Anyways, the compiler... What I have observed so far is that:

  1. What looks like a recompilation to you (and to me) is in fact, actually possibly only a scan of the Interface section, and is in fact the way that a tree of dependencies is built. Unlike a C (makefile) or Java (ant or maven) style build environment, setting the compiler loose at least on the interface section of your code is the only way to find out all the dependencies of a particular module. I think that even if you remove the Indy units from your search path, you may still see compiler progress showing a "compile" of IdIOHandler.pas, but in this case, what it would be doing is loading up a compiled representation of the interface section of your pascal unit from the DCU file, and then deciding what other files to read. Sometimes the IDE progress will show "compiling" on units but not modify the DCU file at the end.

  2. When fighting a large battle to refactor or fix a large project after some breaking change I have observed the following: a. That it is very difficult if not impossible to guess where the next syntax error will break compilation. b. That the compiler breaking on fatal error in unit A, then halfway through unit B, then on unit A again, then on unit C, then on unit B again, suggests that the compiler is nothing like what your mental model of a C compiler based on makefiles would be like: First we compile unit A, then we compile unit B, then we compile unit D. All the evidence I have suggests that the real process is far more convoluted than this, and that inside what someone at the compiler team would call a "single pass" over file A, there are "scans" of other files contents or scans of other files' internal representations in memory (rather than a parse of the physical file content) that leads to "compilation" not being an all or nothing or all at once thing, and rather a big in-memory free for all, and that the compiler's order of unit evaluation is driven by some in-memory tree built by the interface, and then implementation clauses of each unit. Predicting the behaviour of this large cyclic graph in a real world application is beyond my skill.

OTHER TIPS

It depends entirely on how Delphi decides that something needs recompilation.

I have seen one thing cause this (in a totally non-Delphi environment). Where, for some reason, the files are given dates in the future, files that depend on them will always recompile.

For example, let's say for some reason myprog.c has been given a date in 2027. When you first compile it (to myprog.o ), the result is given today's date in 2013.

The next time you go to make, the date on myprog.c is after the one of myprog.o and it recompiles because of that.

Not sure if that's what's causing your problem but it may be worth looking into.

The other thing that you need to watch out for. If your unit depends on another unit where the interface has changed, it will be recompiled. See also this answer to a different question but it provides relevant information to this one as well.

I tend to do full builds most of the time because I don't trust computers - I program them so I know how dodgy they can be :-)

As said by Warren the unit compilation order is quite unpredictable (from an human viewpoint, I'm sure the compiler is deterministic) and interfaces and implementation are separate compilation stages (since parsing the implementation uses clause can force other units to be compiled before continuing with the implementation), but I would expect each of those two parts to be compiled in one go.

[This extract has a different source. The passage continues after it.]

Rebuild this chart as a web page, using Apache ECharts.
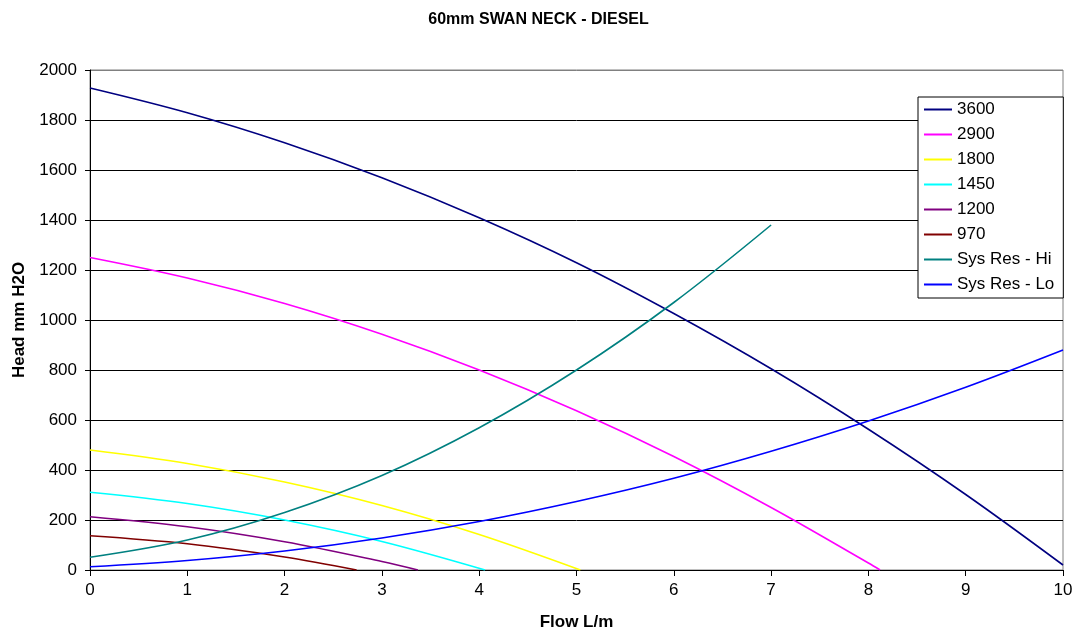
<!DOCTYPE html>
<html>
<head>
<meta charset="utf-8">
<script src="https://cdn.jsdelivr.net/npm/echarts@6/dist/echarts.min.js"></script>
<style>
html,body{margin:0;padding:0;background:#fff;}
#chart{width:1077px;height:639px;}
</style>
</head>
<body>
<div id="chart"></div>
<script>
const xTicks = [0,1,2,3,4,5,6,7,8,9,10];
const yTicks = [0,200,400,600,800,1000,1200,1400,1600,1800,2000];

const flow3600 = [0,1,2,3,4,5,6,7,8,9,10];
const head3600 = [1928,1829,1709,1569,1409,1229,1026,805,563,302,20];

const flow2900 = [0,1,2,3,4,5,6,7,8,8.12];
const head2900 = [1250,1168,1066,943,800,637,454,250,28,0];

const flow1800 = [0,1,2,3,4,5.04];
const head1800 = [480,426,352,258,142,0];

const flow1450 = [0,1,2,3,4.06];
const head1450 = [311,266,200,114,0];

const flow1200 = [0,1,2,3,3.37];
const head1200 = [213,173,113,34,0];

const flow970 = [0,1,2,2.74];
const head970 = [137,105,52,0];

const flowSysHi = [0,1,2,3,4,5,6,7];
const headSysHi = [51,120,230,378,569,800,1070,1380];

const flowSysLo = [0,1,2,3,4,5,6,7,8,9,10];
const headSysLo = [13,38,76,128,194,274,367,475,596,731,880];

const seriesNames = ['3600','2900','1800','1450','1200','970','Sys Res - Hi','Sys Res - Lo'];
const seriesColors = ['#000080','#FF00FF','#FFFF00','#00FFFF','#800080','#800000','#008080','#0000FF'];
const seriesFlows = [flow3600,flow2900,flow1800,flow1450,flow1200,flow970,flowSysHi,flowSysLo];
const seriesHeads = [head3600,head2900,head1800,head1450,head1200,head970,headSysHi,headSysLo];

const font = 'Liberation Sans, Arial, sans-serif';

const series = seriesNames.map((name, i) => ({
  name: name,
  type: 'line',
  smooth: 0.35,
  symbol: 'none',
  color: seriesColors[i],
  lineStyle: {width: 1.6, color: seriesColors[i]},
  data: seriesFlows[i].map((x, j) => [x, seriesHeads[i][j]]),
  z: 3
}));

const gridLineColors = yTicks.map(v => v === 2000 ? '#808080' : '#000');

const chart = echarts.init(document.getElementById('chart'), null, {renderer: 'canvas'});
chart.setOption({
  animation: false,
  backgroundColor: '#ffffff',
  title: {
    text: '60mm SWAN NECK - DIESEL',
    left: 'center',
    top: 7,
    textStyle: {fontFamily: font, fontSize: 16, fontWeight: 'bold', color: '#000'}
  },
  grid: {
    left: 90, right: 14, top: 70, bottom: 69,
    show: true, borderColor: '#808080', borderWidth: 1, backgroundColor: '#fff'
  },
  legend: {
    orient: 'vertical',
    left: 918,
    top: 97,
    data: seriesNames,
    itemWidth: 28,
    itemHeight: 17,
    itemGap: 8,
    padding: [4, 9, 5, 5],
    borderColor: '#000',
    borderWidth: 1,
    backgroundColor: '#fff',
    itemStyle: {opacity: 0},
    lineStyle: {width: 2},
    textStyle: {fontFamily: font, fontSize: 17, color: '#000', lineHeight: 17}
  },
  xAxis: {
    type: 'value',
    min: 0, max: 10, interval: 1,
    name: 'Flow L/m',
    nameLocation: 'middle',
    nameGap: 44,
    nameTextStyle: {fontFamily: font, fontSize: 17, fontWeight: 'bold', color: '#000'},
    axisLine: {show: true, onZero: false, lineStyle: {color: '#000', width: 1}},
    axisTick: {show: true, inside: false, length: 6, lineStyle: {color: '#000'}},
    axisLabel: {fontFamily: font, fontSize: 17, color: '#000', margin: 12,
      formatter: v => xTicks.includes(v) ? String(v) : ''},
    splitLine: {show: false}
  },
  yAxis: {
    type: 'value',
    min: 0, max: 2000, interval: 200,
    name: 'Head mm H2O',
    nameLocation: 'middle',
    nameGap: 62,
    nameTextStyle: {fontFamily: font, fontSize: 17, fontWeight: 'bold', color: '#000'},
    axisLine: {show: true, onZero: false, lineStyle: {color: '#000', width: 1}},
    axisTick: {show: true, inside: false, length: 5, lineStyle: {color: '#000'}},
    axisLabel: {fontFamily: font, fontSize: 17, color: '#000', margin: 13,
      formatter: v => yTicks.includes(v) ? String(v) : ''},
    splitLine: {show: true, lineStyle: {color: gridLineColors, width: 1}}
  },
  series: series
});
</script>
</body>
</html>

The only reason for deviation from that (which I never observed, but never searched for either) would then be multiple "compile" worker threads inside the delphi compiler.

Additional complicating factors:

  1. circular/mutual dependencies, also of the allowed (implementation A uses B while B interface uses A) type. The direct A <->B deps are often properly detected, but larger cycles can cause recompilations.
  2. Multiple copies of sources and/or (almost) the same include files in multiple directories (indy is notorious for this). Different includefiles can enable slightly different compiler options that might (?) trigger recompilation in some cases.
  3. inline, generics. (that cross interface <-> implementation separation, possibly requiring implementation information before processing using code)
  4. The fact that file paths in the .dpr have some influence. E.g. selecting a specific copy of a file that exists in multiple forms. (you checked out in a new path, but the absolute path in the dpr points to the old checkout). This is specially noticable in commandline building when doing partial builds. (building units, not program/library projects)
  5. (not entirely sure. I sometimes have the feeling that Delphi can find files open in the IDE, even while they are not in the searchpath. This could induce selective behaviour in the case of multiple copies too)

The most important two are #1 and #2, and the effects are stronger in FPC than in Delphi. (better cycle logic in Delphi?). Excessive recompilations are quite normal when recompiling Lazarus.

The #3 comes from theory, #4 is seen sometimes in larger trees compiled by batchfiles. Since inlining is formally optional it shouldn't be a problem, but it is not documented if it at least attempts to go beyond what is required.